You Are the Architect of Your Success
Embracing your authority as the CEO of your "Business-of-One" is the final, and most critical, step. A commission-only structure is not a lottery ticket you hope pays off; it is a strategic vehicle you build, command, and direct. For too long, talented independent professionals have approached these engagements with a defensive posture. This playbook was designed to shift that dynamic, moving you from a position of vulnerability to one of strategic control.
This transformation is achieved by mastering the three pillars of a professionally engineered engagement:
- Your Compensation is Strategic Architecture: You no longer think in terms of a simple commission rate. Instead, you design a model—be it tiered revenue, gross margin, or a de-risked retainer—that aligns precisely with client profitability and insulates your business from risk.
- Your Contract is an Ironclad Shield: The ambiguity that plagues amateur agreements is eliminated. Your SOW is a fortress, built upon non-negotiable clauses that define a sale with absolute clarity, mandate prompt payment, and protect your pipeline.
- Your Compliance is a Competitive Advantage: While others stumble into predictable traps, you navigate the complexities of cross-border engagements with professional foresight, managing risks like Permanent Establishment and data privacy to protect both your client and your enterprise.

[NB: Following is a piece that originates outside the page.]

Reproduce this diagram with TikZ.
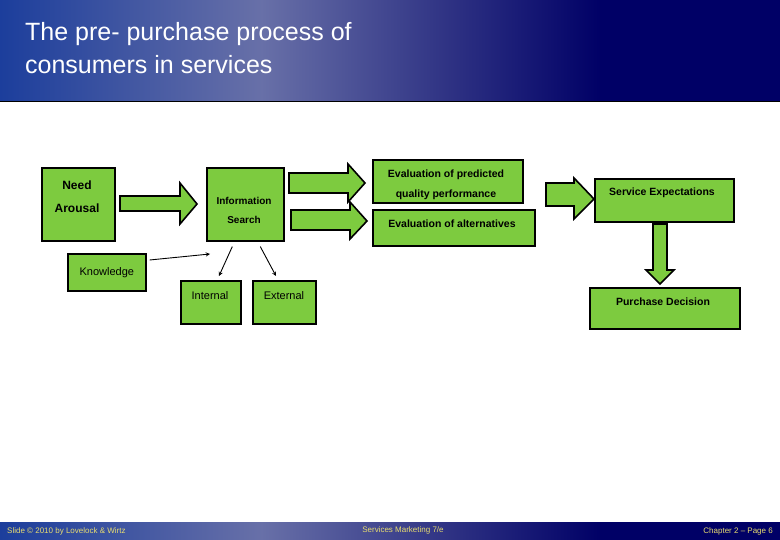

This methodical approach—designing, fortifying, and protecting—is what separates the professional from the precarious. It is the conscious decision to stop hoping for the best and start engineering the desired outcome. You are not just closing deals for a client. You are building a resilient, profitable, and legally sound personal enterprise, one expertly structured engagement at a time. Structure your business with the confidence and authority of the architect you are.